Microsoft Philanthropies continues to engage companies to rethink the sets of qualifications in hiring, from certificates to skills-based hiring.

Premium on real skills

Companies, she said, should hire people in new roles based on the skills gained, and not solely on formal education.

Pritchette cited Switzerland as a model in occupational training, where there is no premium on a college degree. “People are valued based on real skills, such as automotive repair, which leads to social equity and productivity.”

Education and industry experts at the forum agreed that countries need to strengthen and design relevant Technical and Vocational Education and Training (TVET), which provides knowledge and skills for employment, mostly for young people in deprived situations.

Michael Fung, deputy chief executive officer of Singapore-based Skills Future, said businesses should invest in employee training as digital technologies rapidly change the nature of jobs.

He urged leaders to rethink the paradigm of education and training to address skills gaps caused by the digital disruptions.

“The traditional education system is fairly linear. We frontload a lot of learning [information] in the first 12 to 16 years, send out graduates of high school and colleges into the real world, and we say good luck,” said Fung.

He said progressive businesses invest in the upskilling of their employees through TVET and lifelong learning.

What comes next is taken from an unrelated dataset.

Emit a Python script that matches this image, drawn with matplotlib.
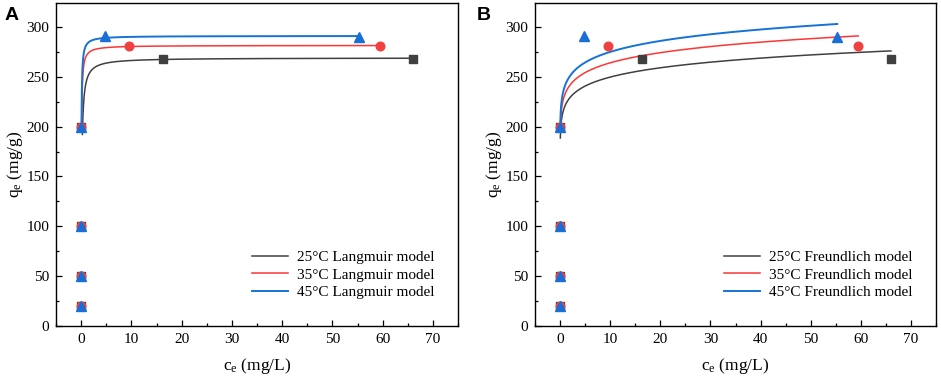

While Asia is viewed as the next powerhouse of jobs and business opportunities as a result of digital technologies, millions of its population, mostly children, continue to live behind the walls of poverty, conflict and marginalization. The traditional notion that education is the best ticket out of poverty will fail them if, after all their family’s efforts to send them to school, they will spend the best years of their young lives being shaped by an irrelevant, outdated kind of pedagogy.

Estrella Torres is the head of communications at Save the Children Philippines.